Start of Data extract

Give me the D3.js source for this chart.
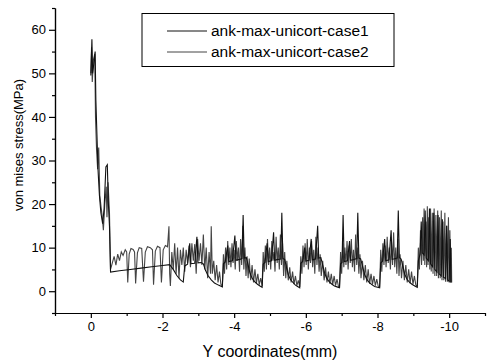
<!DOCTYPE html>
<html>
<head>
<meta charset="utf-8">
<script src="https://cdn.jsdelivr.net/npm/d3@7"></script>
<style>
    body { margin: 0; background: #fff; }
    text { font-family: Arial, "Liberation Sans", sans-serif; fill: #000; }
</style>
</head>
<body>
<div id="chart"></div>
<script>
const width = 491,
    height = 363;

const seriesNames = ["ank-max-unicort-case1", "ank-max-unicort-case2"]
const seriesColors = ["#111111", "#444444"]

const xTicks = [0, -2, -4, -6, -8, -10]
const xTickLabels = ["0", "-2", "-4", "-6", "-8", "-10"]
const xMinorTicks = [1, -1, -3, -5, -7, -9, -11]
const yTicks = [0, 10, 20, 30, 40, 50, 60]
const yMinorTicks = [-5, 5, 15, 25, 35, 45, 55, 65]

// [Y coordinate (mm), von mises stress (MPa)]
const case1 = [
    [0, 49.5], [-0.03, 57.8], [-0.05, 50], [-0.08, 52], [-0.12, 55], [-0.14, 44], [-0.17, 36],
    [-0.2, 28], [-0.24, 22], [-0.28, 18], [-0.33, 15.5], [-0.37, 19], [-0.42, 28.5], [-0.46, 29],
    [-0.49, 20], [-0.52, 15], [-0.55, 4.4],
    [-0.8, 4.7], [-1.1, 5.0], [-1.4, 5.3], [-1.7, 5.6], [-2.0, 5.9], [-2.2, 6.1],
    [-2.3, 5.0], [-2.4, 3.6], [-2.5, 2.6], [-2.58, 2.1],
    [-2.62, 5.8], [-2.7, 6.2], [-2.76, 11], [-2.79, 6.3], [-2.9, 6.4], [-2.96, 12.5], [-2.99, 6.5],
    [-3.08, 6.6], [-3.14, 6.3], [-3.2, 4.8], [-3.27, 3.6], [-3.36, 2.6], [-3.45, 1.9], [-3.56, 1.4], [-3.67, 1.0],
    [-3.7, 6.3], [-3.75, 6.7], [-3.82, 10.5], [-3.85, 6.8], [-3.95, 7.0], [-4.02, 12.8], [-4.05, 7.1],
    [-4.15, 7.3], [-4.22, 7.5], [-4.25, 17.5], [-4.28, 7.6], [-4.34, 7.7], [-4.39, 6.0], [-4.44, 4.2],
    [-4.5, 3.0], [-4.57, 2.2], [-4.65, 1.6], [-4.72, 1.2], [-4.78, 0.9],
    [-4.81, 6.2], [-4.86, 6.6], [-4.92, 11], [-4.95, 6.8], [-5.04, 7.0], [-5.1, 13.5], [-5.13, 7.1],
    [-5.22, 7.3], [-5.3, 7.4], [-5.33, 18], [-5.36, 7.5], [-5.41, 7.3], [-5.46, 5.5], [-5.51, 3.8],
    [-5.57, 2.7], [-5.64, 2.0], [-5.71, 1.4], [-5.77, 1.1], [-5.83, 0.8],
    [-5.86, 6.4], [-5.91, 6.8], [-5.97, 10], [-6.0, 6.9], [-6.09, 7.1], [-6.15, 12], [-6.18, 7.2],
    [-6.27, 7.4], [-6.33, 15], [-6.36, 7.6], [-6.42, 7.7], [-6.47, 6.0], [-6.52, 4.3], [-6.58, 3.0],
    [-6.65, 2.2], [-6.73, 1.6], [-6.8, 1.2], [-6.87, 1.0], [-6.94, 0.8],
    [-6.97, 6.3], [-7.01, 6.6], [-7.04, 17.5], [-7.07, 6.8], [-7.16, 7.0], [-7.22, 11.5], [-7.25, 7.1],
    [-7.34, 7.3], [-7.42, 7.5], [-7.45, 18], [-7.48, 7.6], [-7.53, 7.4], [-7.58, 5.8], [-7.63, 4.1],
    [-7.69, 2.9], [-7.76, 2.1], [-7.84, 1.5], [-7.92, 1.1], [-8.0, 0.9], [-8.06, 0.8],
    [-8.09, 6.5], [-8.14, 6.9], [-8.2, 12], [-8.23, 7.0], [-8.32, 7.2], [-8.38, 14], [-8.41, 7.3],
    [-8.5, 7.5], [-8.55, 7.6], [-8.58, 18.5], [-8.61, 7.7], [-8.66, 7.4], [-8.71, 5.6], [-8.76, 3.9],
    [-8.82, 2.8], [-8.89, 2.1], [-8.96, 1.6], [-9.04, 1.2], [-9.11, 0.9],
    [-9.14, 7], [-9.19, 8.5], [-9.22, 16], [-9.25, 8.8], [-9.3, 8.3], [-9.33, 18.5], [-9.36, 7.6],
    [-9.42, 7.0], [-9.45, 19], [-9.48, 6.3], [-9.54, 5.6], [-9.57, 18], [-9.6, 5.0], [-9.66, 4.4],
    [-9.69, 17.5], [-9.72, 4.0], [-9.78, 3.5], [-9.81, 16.5], [-9.84, 3.2], [-9.9, 2.9], [-9.93, 15],
    [-9.96, 2.6], [-10.0, 2.3], [-10.03, 12], [-10.05, 2.0]
]

const case2 = [
    [0, 50], [-0.02, 56], [-0.04, 48], [-0.07, 53], [-0.11, 54.5], [-0.13, 40], [-0.16, 32.5],
    [-0.19, 28], [-0.22, 33], [-0.25, 22], [-0.29, 19], [-0.32, 17], [-0.35, 14], [-0.39, 20],
    [-0.43, 24], [-0.45, 17], [-0.48, 25], [-0.52, 18], [-0.55, 5],
    [-0.6, 6.5], [-0.65, 8], [-0.7, 6], [-0.75, 8.5], [-0.8, 7], [-0.85, 9], [-0.9, 8.2], [-0.96, 9.5],
    [-1.0, 9], [-1.03, 2], [-1.07, 8.5], [-1.12, 9.8], [-1.18, 9.6], [-1.22, 9], [-1.25, 1.8],
    [-1.3, 8.8], [-1.35, 10], [-1.42, 9.8], [-1.47, 2.2], [-1.52, 9], [-1.58, 10.2], [-1.66, 10],
    [-1.72, 9.5], [-1.75, 1.5], [-1.8, 9.2], [-1.86, 10.3], [-1.93, 10], [-1.97, 2], [-2.02, 9.5],
    [-2.08, 10.5], [-2.14, 10.2], [-2.18, 14.9], [-2.2, 4], [-2.22, 1.2],
    [-2.26, 9], [-2.3, 5], [-2.34, 11], [-2.38, 4], [-2.42, 10], [-2.46, 3], [-2.5, 9.5], [-2.54, 6],
    [-2.58, 10], [-2.62, 4.5], [-2.66, 9.5], [-2.7, 6.5], [-2.74, 10.5], [-2.78, 5.5], [-2.82, 11],
    [-2.86, 7], [-2.9, 10.8], [-2.94, 4], [-2.98, 12], [-3.02, 7], [-3.06, 11], [-3.1, 6], [-3.14, 13],
    [-3.18, 5], [-3.22, 10], [-3.26, 3], [-3.3, 9], [-3.34, 4], [-3.36, 14.9], [-3.39, 4], [-3.43, 7],
    [-3.47, 2.5], [-3.51, 6], [-3.55, 2], [-3.59, 4.5], [-3.63, 1.6], [-3.67, 1.2],
    [-3.7, 8.5], [-3.73, 4], [-3.76, 10], [-3.79, 5], [-3.82, 11.5], [-3.85, 6], [-3.88, 10],
    [-3.91, 5.5], [-3.94, 11], [-3.97, 6.5], [-4.0, 9.5], [-4.03, 5], [-4.06, 11.5], [-4.09, 7],
    [-4.12, 10], [-4.15, 4.5], [-4.18, 12], [-4.21, 6], [-4.24, 15], [-4.27, 5], [-4.3, 10],
    [-4.33, 3.5], [-4.36, 8], [-4.39, 3], [-4.42, 7.5], [-4.46, 2.5], [-4.5, 6], [-4.54, 2], [-4.58, 5],
    [-4.62, 1.8], [-4.66, 4], [-4.7, 1.5], [-4.74, 3], [-4.78, 1.2],
    [-4.81, 9], [-4.84, 4.5], [-4.87, 10.5], [-4.9, 5], [-4.93, 12], [-4.96, 6], [-4.99, 10], [-5.02, 5],
    [-5.05, 11.5], [-5.08, 7], [-5.11, 9], [-5.14, 4.5], [-5.17, 12.5], [-5.2, 6.5], [-5.23, 10],
    [-5.26, 5], [-5.29, 13], [-5.32, 6], [-5.35, 11], [-5.38, 3.5], [-5.41, 9], [-5.44, 3], [-5.47, 7],
    [-5.51, 2.5], [-5.55, 5.5], [-5.59, 2], [-5.63, 4.5], [-5.67, 1.6], [-5.71, 3.5], [-5.75, 1.3],
    [-5.79, 2.5], [-5.83, 1],
    [-5.86, 8], [-5.89, 4], [-5.92, 10.5], [-5.95, 5.5], [-5.98, 11], [-6.01, 6], [-6.04, 12], [-6.07, 5],
    [-6.1, 10], [-6.13, 6.5], [-6.16, 11.5], [-6.19, 5.5], [-6.22, 9.5], [-6.25, 4], [-6.28, 12.5],
    [-6.31, 6], [-6.34, 10], [-6.37, 4.5], [-6.4, 8.5], [-6.43, 3.5], [-6.47, 7], [-6.51, 2.5],
    [-6.55, 5.5], [-6.59, 2], [-6.63, 4.5], [-6.67, 1.7], [-6.71, 4], [-6.75, 1.5], [-6.79, 3.5],
    [-6.83, 1.3], [-6.87, 2.8], [-6.91, 1.1], [-6.94, 1],
    [-6.97, 9], [-7.0, 4], [-7.03, 11], [-7.06, 5.5], [-7.09, 10], [-7.12, 6], [-7.15, 11.5], [-7.18, 5],
    [-7.21, 10.5], [-7.24, 6.5], [-7.27, 12], [-7.3, 5.5], [-7.33, 9.5], [-7.36, 4.5], [-7.39, 13],
    [-7.42, 6], [-7.45, 10], [-7.48, 4], [-7.51, 8.5], [-7.54, 3], [-7.58, 7], [-7.62, 2.5], [-7.66, 6],
    [-7.7, 2], [-7.74, 5], [-7.78, 1.7], [-7.82, 4], [-7.86, 1.5], [-7.9, 3.5], [-7.94, 1.3],
    [-7.98, 2.8], [-8.02, 1.1], [-8.06, 1],
    [-8.09, 9.5], [-8.12, 4.5], [-8.15, 11], [-8.18, 6], [-8.21, 10.5], [-8.24, 5.5], [-8.27, 12.5],
    [-8.3, 6.5], [-8.33, 10], [-8.36, 5], [-8.39, 11.5], [-8.42, 6], [-8.45, 13.5], [-8.48, 5.5],
    [-8.51, 10], [-8.54, 4], [-8.57, 12], [-8.6, 3.5], [-8.63, 8.5], [-8.67, 3], [-8.71, 7], [-8.75, 2.5],
    [-8.79, 6], [-8.83, 2], [-8.87, 5], [-8.91, 1.8], [-8.95, 4.5], [-8.99, 1.6], [-9.03, 3.5],
    [-9.07, 1.4], [-9.11, 1.2],
    [-9.14, 10], [-9.17, 5], [-9.2, 14], [-9.23, 6], [-9.26, 17], [-9.28, 7], [-9.3, 19], [-9.32, 6],
    [-9.35, 16], [-9.37, 5.5], [-9.39, 19.5], [-9.41, 6], [-9.43, 17], [-9.46, 5], [-9.48, 19],
    [-9.5, 4.5], [-9.53, 18], [-9.55, 4], [-9.58, 19], [-9.6, 3.5], [-9.63, 17.5], [-9.65, 3.5],
    [-9.68, 18.5], [-9.7, 3], [-9.73, 17], [-9.75, 3], [-9.78, 18.5], [-9.8, 2.5], [-9.83, 16],
    [-9.85, 2.5], [-9.88, 18], [-9.9, 2.2], [-9.93, 15], [-9.95, 2.2], [-9.98, 17], [-10.0, 2],
    [-10.02, 14], [-10.04, 2], [-10.06, 10], [-10.07, 2]
]

const svg = d3.select("#chart")
    .append("svg")
    .attr("width", width)
    .attr("height", height)

const x = d3.scaleLinear()
    .domain([1, -11])
    .range([55, 485])

const y = d3.scaleLinear()
    .domain([-5, 65])
    .range([313, 8])

// lines first, axes over them
const line = d3.line()
    .x(function(d) { return x(d[0]) })
    .y(function(d) { return y(d[1]) })

svg.selectAll(null)
    .data([case2, case1])
    .join("path")
    .attr("d", line)
    .attr("fill", "none")
    .attr("stroke", function(d, i) { return i == 0 ? seriesColors[1] : seriesColors[0] })
    .attr("stroke-width", 1.1)
    .attr("stroke-linejoin", "miter")

// minor ticks
svg.append("g")
    .attr("transform", "translate(55,0)")
    .call(d3.axisLeft(y).tickValues(yMinorTicks).tickSize(3).tickSizeOuter(0).tickFormat(""))
svg.append("g")
    .attr("transform", "translate(0,313)")
    .call(d3.axisBottom(x).tickValues(xMinorTicks).tickSize(3).tickSizeOuter(0).tickFormat(""))

// major ticks
const yAxis = svg.append("g")
    .attr("transform", "translate(55,0)")
    .call(d3.axisLeft(y).tickValues(yTicks).tickSize(6).tickSizeOuter(0).tickPadding(3)
        .tickFormat(function(d) { return String(d) }))

const xAxis = svg.append("g")
    .attr("transform", "translate(0,313)")
    .call(d3.axisBottom(x).tickValues(xTicks).tickSize(5).tickSizeOuter(0).tickPadding(4)
        .tickFormat(function(d, i) { return xTickLabels[i] }))

svg.selectAll(".tick text")
    .style("font-size", "13px")
    .style("font-family", "Arial, 'Liberation Sans', sans-serif")
svg.selectAll(".domain, .tick line")
    .attr("stroke", "#000")
    .attr("stroke-width", 1.2)

svg.append("text")
    .attr("transform", "translate(23,145) rotate(-90)")
    .attr("text-anchor", "middle")
    .style("font-size", "13px")
    .text("von mises stress(MPa)")

svg.append("text")
    .attr("x", 270)
    .attr("y", 357)
    .attr("text-anchor", "middle")
    .style("font-size", "16px")
    .text("Y coordinates(mm)")

// legend
const legend = svg.append("g")

legend.append("rect")
    .attr("x", 142)
    .attr("y", 13.5)
    .attr("width", 252)
    .attr("height", 53)
    .attr("fill", "#fff")
    .attr("stroke", "#000")
    .attr("stroke-width", 1)

legend.selectAll(null)
    .data(seriesNames)
    .join("line")
    .attr("x1", 167)
    .attr("x2", 207)
    .attr("y1", function(d, i) { return 31 + i * 21 })
    .attr("y2", function(d, i) { return 31 + i * 21 })
    .attr("stroke", function(d, i) { return seriesColors[i] })
    .attr("stroke-width", 1)

legend.selectAll(null)
    .data(seriesNames)
    .join("text")
    .attr("x", 211)
    .attr("y", function(d, i) { return 36 + i * 21 })
    .style("font-size", "15.5px")
    .text(function(d) { return d })
</script>
</body>
</html>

End of Data extract

→ **Direction**
Take the material above from its first line through the line holding "const yMinorTicks = [-5, 5, 15, 25, 35, 45, 55, 65]" and set it down exactly, without the pictures.

→ **Written reply**
Give me the D3.js source for this chart.
<!DOCTYPE html>
<html>
<head>
<meta charset="utf-8">
<script src="https://cdn.jsdelivr.net/npm/d3@7"></script>
<style>
    body { margin: 0; background: #fff; }
    text { font-family: Arial, "Liberation Sans", sans-serif; fill: #000; }
</style>
</head>
<body>
<div id="chart"></div>
<script>
const width = 491,
    height = 363;

const seriesNames = ["ank-max-unicort-case1", "ank-max-unicort-case2"]
const seriesColors = ["#111111", "#444444"]

const xTicks = [0, -2, -4, -6, -8, -10]
const xTickLabels = ["0", "-2", "-4", "-6", "-8", "-10"]
const xMinorTicks = [1, -1, -3, -5, -7, -9, -11]
const yTicks = [0, 10, 20, 30, 40, 50, 60]
const yMinorTicks = [-5, 5, 15, 25, 35, 45, 55, 65]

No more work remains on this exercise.